# [Work to be completed]
Word for word, quote all of the material, omitting the pictures.

-*-

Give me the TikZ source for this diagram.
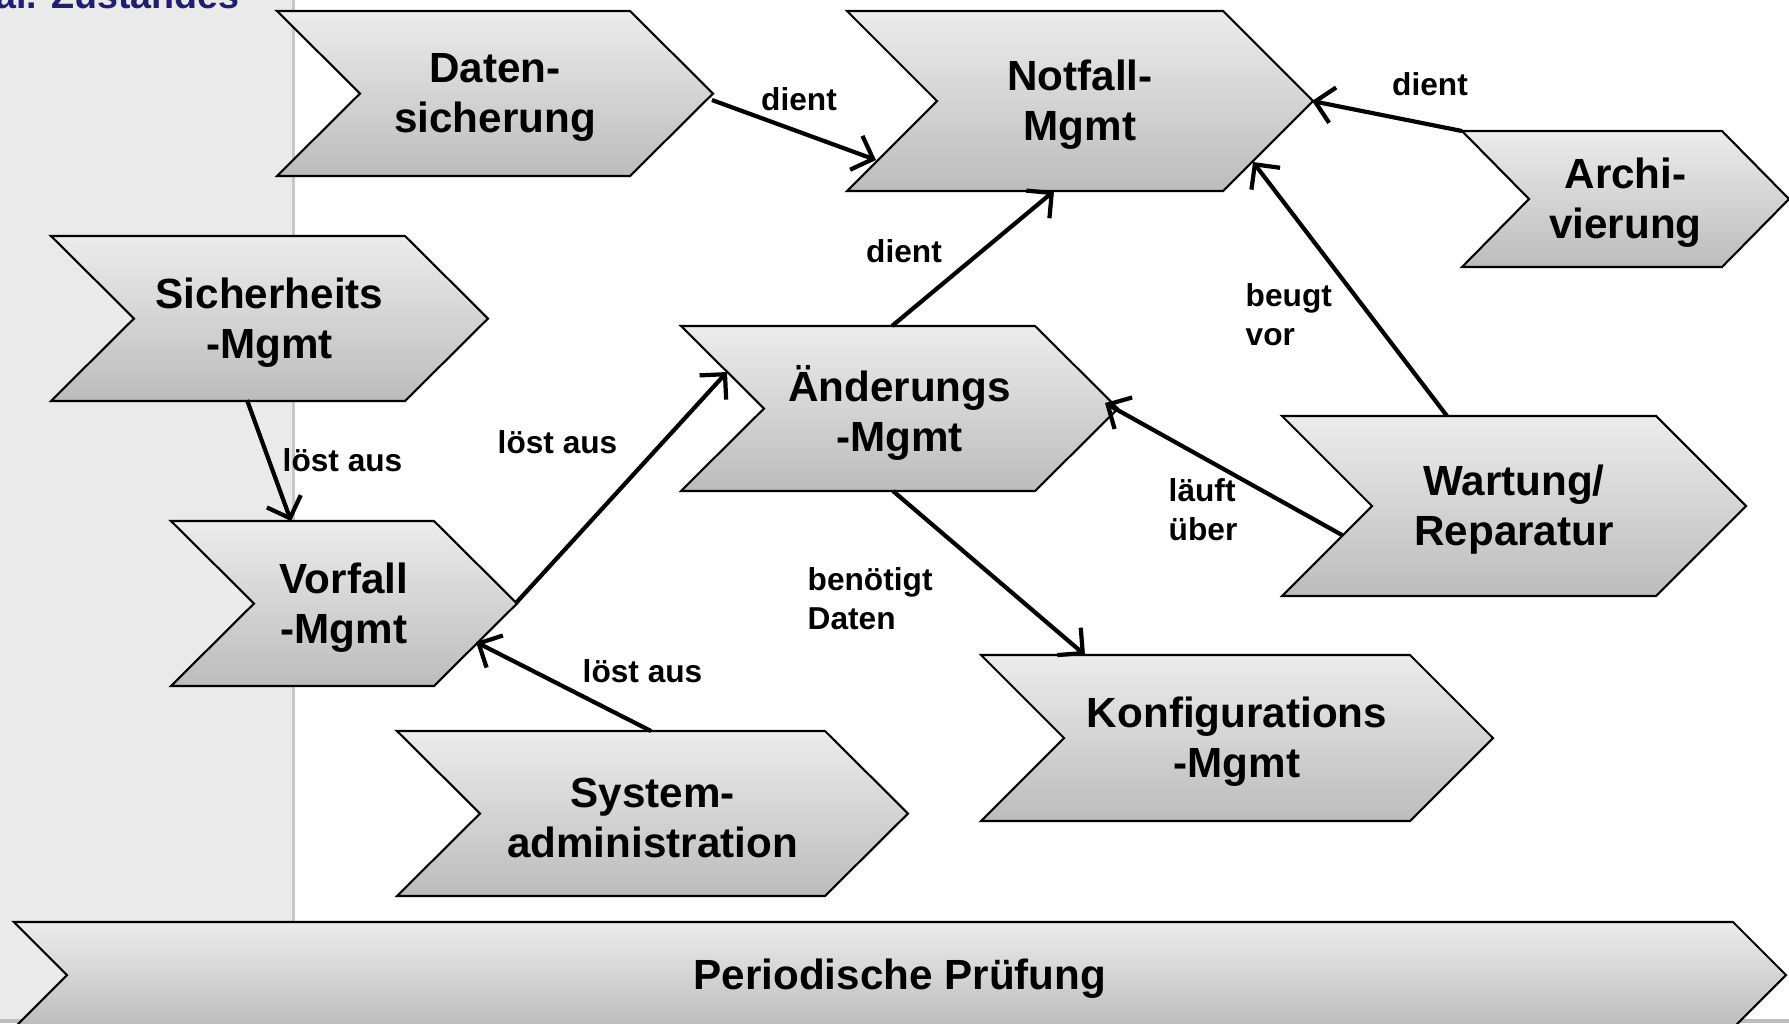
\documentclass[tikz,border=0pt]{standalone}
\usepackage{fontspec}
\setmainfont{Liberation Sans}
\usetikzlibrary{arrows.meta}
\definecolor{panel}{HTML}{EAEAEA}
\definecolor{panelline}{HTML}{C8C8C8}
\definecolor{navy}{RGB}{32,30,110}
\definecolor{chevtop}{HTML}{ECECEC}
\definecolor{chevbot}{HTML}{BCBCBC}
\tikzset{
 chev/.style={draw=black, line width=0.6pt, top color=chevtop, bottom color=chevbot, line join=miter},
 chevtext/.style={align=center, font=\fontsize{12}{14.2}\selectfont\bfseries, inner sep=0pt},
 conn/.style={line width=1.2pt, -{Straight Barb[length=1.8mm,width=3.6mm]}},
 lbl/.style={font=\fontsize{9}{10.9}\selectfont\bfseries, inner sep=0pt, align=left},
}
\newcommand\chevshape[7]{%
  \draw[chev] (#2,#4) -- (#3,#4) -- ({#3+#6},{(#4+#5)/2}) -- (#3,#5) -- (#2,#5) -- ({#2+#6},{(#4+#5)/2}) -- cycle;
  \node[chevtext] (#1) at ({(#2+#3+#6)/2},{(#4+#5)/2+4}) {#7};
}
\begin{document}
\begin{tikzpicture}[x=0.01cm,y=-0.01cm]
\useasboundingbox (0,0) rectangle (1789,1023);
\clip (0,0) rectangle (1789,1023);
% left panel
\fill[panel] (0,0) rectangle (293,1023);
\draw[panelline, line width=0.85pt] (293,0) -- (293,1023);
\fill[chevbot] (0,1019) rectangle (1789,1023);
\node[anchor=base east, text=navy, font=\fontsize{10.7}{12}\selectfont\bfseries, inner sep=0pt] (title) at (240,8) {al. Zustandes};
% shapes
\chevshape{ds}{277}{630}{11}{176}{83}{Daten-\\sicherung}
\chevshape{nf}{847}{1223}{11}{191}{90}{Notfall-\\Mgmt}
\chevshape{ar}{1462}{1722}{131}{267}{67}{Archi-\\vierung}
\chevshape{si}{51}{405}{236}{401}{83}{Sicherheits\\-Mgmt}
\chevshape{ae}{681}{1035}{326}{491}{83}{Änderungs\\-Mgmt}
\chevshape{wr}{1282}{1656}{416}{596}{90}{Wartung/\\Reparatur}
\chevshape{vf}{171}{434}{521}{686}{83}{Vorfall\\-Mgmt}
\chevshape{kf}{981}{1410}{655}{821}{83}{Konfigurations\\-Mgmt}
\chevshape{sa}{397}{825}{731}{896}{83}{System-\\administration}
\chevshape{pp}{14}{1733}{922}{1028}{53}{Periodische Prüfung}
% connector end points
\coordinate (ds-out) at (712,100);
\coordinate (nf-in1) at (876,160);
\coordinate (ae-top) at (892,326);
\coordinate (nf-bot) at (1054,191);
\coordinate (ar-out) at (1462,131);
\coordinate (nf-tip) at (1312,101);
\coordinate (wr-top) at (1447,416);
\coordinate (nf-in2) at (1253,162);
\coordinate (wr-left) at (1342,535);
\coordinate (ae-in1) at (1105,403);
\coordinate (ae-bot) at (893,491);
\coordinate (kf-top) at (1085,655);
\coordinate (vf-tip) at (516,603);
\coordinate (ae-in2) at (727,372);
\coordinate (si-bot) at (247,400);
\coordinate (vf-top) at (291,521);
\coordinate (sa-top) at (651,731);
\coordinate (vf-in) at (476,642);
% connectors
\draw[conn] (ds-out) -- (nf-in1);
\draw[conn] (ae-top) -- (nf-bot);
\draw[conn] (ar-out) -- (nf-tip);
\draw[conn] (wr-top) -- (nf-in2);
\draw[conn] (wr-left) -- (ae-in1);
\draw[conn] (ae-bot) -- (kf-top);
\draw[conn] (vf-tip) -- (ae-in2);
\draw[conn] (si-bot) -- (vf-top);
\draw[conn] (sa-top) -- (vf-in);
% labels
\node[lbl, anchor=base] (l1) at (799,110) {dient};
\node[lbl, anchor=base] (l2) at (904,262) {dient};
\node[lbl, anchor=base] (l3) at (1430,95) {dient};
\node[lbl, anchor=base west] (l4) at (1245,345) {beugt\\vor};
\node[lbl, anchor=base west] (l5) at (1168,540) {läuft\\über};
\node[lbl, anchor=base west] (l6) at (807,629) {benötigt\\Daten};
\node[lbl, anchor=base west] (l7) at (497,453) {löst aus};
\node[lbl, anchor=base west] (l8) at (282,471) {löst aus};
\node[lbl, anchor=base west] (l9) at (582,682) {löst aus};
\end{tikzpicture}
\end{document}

-*-

# [Solution]
Give me the TikZ source for this diagram.
\documentclass[tikz,border=0pt]{standalone}
\usepackage{fontspec}
\setmainfont{Liberation Sans}
\usetikzlibrary{arrows.meta}
\definecolor{panel}{HTML}{EAEAEA}
\definecolor{panelline}{HTML}{C8C8C8}
\definecolor{navy}{RGB}{32,30,110}
\definecolor{chevtop}{HTML}{ECECEC}
\definecolor{chevbot}{HTML}{BCBCBC}
\tikzset{
 chev/.style={draw=black, line width=0.6pt, top color=chevtop, bottom color=chevbot, line join=miter},
 chevtext/.style={align=center, font=\fontsize{12}{14.2}\selectfont\bfseries, inner sep=0pt},
 conn/.style={line width=1.2pt, -{Straight Barb[length=1.8mm,width=3.6mm]}},
 lbl/.style={font=\fontsize{9}{10.9}\selectfont\bfseries, inner sep=0pt, align=left},
}
\newcommand\chevshape[7]{%
  \draw[chev] (#2,#4) -- (#3,#4) -- ({#3+#6},{(#4+#5)/2}) -- (#3,#5) -- (#2,#5) -- ({#2+#6},{(#4+#5)/2}) -- cycle;
  \node[chevtext] (#1) at ({(#2+#3+#6)/2},{(#4+#5)/2+4}) {#7};
}
\begin{document}
\begin{tikzpicture}[x=0.01cm,y=-0.01cm]
\useasboundingbox (0,0) rectangle (1789,1023);
\clip (0,0) rectangle (1789,1023);
% left panel
\fill[panel] (0,0) rectangle (293,1023);
\draw[panelline, line width=0.85pt] (293,0) -- (293,1023);
\fill[chevbot] (0,1019) rectangle (1789,1023);
\node[anchor=base east, text=navy, font=\fontsize{10.7}{12}\selectfont\bfseries, inner sep=0pt] (title) at (240,8) {al. Zustandes};
% shapes
\chevshape{ds}{277}{630}{11}{176}{83}{Daten-\\sicherung}
\chevshape{nf}{847}{1223}{11}{191}{90}{Notfall-\\Mgmt}
\chevshape{ar}{1462}{1722}{131}{267}{67}{Archi-\\vierung}
\chevshape{si}{51}{405}{236}{401}{83}{Sicherheits\\-Mgmt}
\chevshape{ae}{681}{1035}{326}{491}{83}{Änderungs\\-Mgmt}
\chevshape{wr}{1282}{1656}{416}{596}{90}{Wartung/\\Reparatur}
\chevshape{vf}{171}{434}{521}{686}{83}{Vorfall\\-Mgmt}
\chevshape{kf}{981}{1410}{655}{821}{83}{Konfigurations\\-Mgmt}
\chevshape{sa}{397}{825}{731}{896}{83}{System-\\administration}
\chevshape{pp}{14}{1733}{922}{1028}{53}{Periodische Prüfung}
% connector end points
\coordinate (ds-out) at (712,100);
\coordinate (nf-in1) at (876,160);
\coordinate (ae-top) at (892,326);
\coordinate (nf-bot) at (1054,191);
\coordinate (ar-out) at (1462,131);
\coordinate (nf-tip) at (1312,101);
\coordinate (wr-top) at (1447,416);
\coordinate (nf-in2) at (1253,162);
\coordinate (wr-left) at (1342,535);
\coordinate (ae-in1) at (1105,403);
\coordinate (ae-bot) at (893,491);
\coordinate (kf-top) at (1085,655);
\coordinate (vf-tip) at (516,603);
\coordinate (ae-in2) at (727,372);
\coordinate (si-bot) at (247,400);
\coordinate (vf-top) at (291,521);
\coordinate (sa-top) at (651,731);
\coordinate (vf-in) at (476,642);
% connectors
\draw[conn] (ds-out) -- (nf-in1);
\draw[conn] (ae-top) -- (nf-bot);
\draw[conn] (ar-out) -- (nf-tip);
\draw[conn] (wr-top) -- (nf-in2);
\draw[conn] (wr-left) -- (ae-in1);
\draw[conn] (ae-bot) -- (kf-top);
\draw[conn] (vf-tip) -- (ae-in2);
\draw[conn] (si-bot) -- (vf-top);
\draw[conn] (sa-top) -- (vf-in);
% labels
\node[lbl, anchor=base] (l1) at (799,110) {dient};
\node[lbl, anchor=base] (l2) at (904,262) {dient};
\node[lbl, anchor=base] (l3) at (1430,95) {dient};
\node[lbl, anchor=base west] (l4) at (1245,345) {beugt\\vor};
\node[lbl, anchor=base west] (l5) at (1168,540) {läuft\\über};
\node[lbl, anchor=base west] (l6) at (807,629) {benötigt\\Daten};
\node[lbl, anchor=base west] (l7) at (497,453) {löst aus};
\node[lbl, anchor=base west] (l8) at (282,471) {löst aus};
\node[lbl, anchor=base west] (l9) at (582,682) {löst aus};
\end{tikzpicture}
\end{document}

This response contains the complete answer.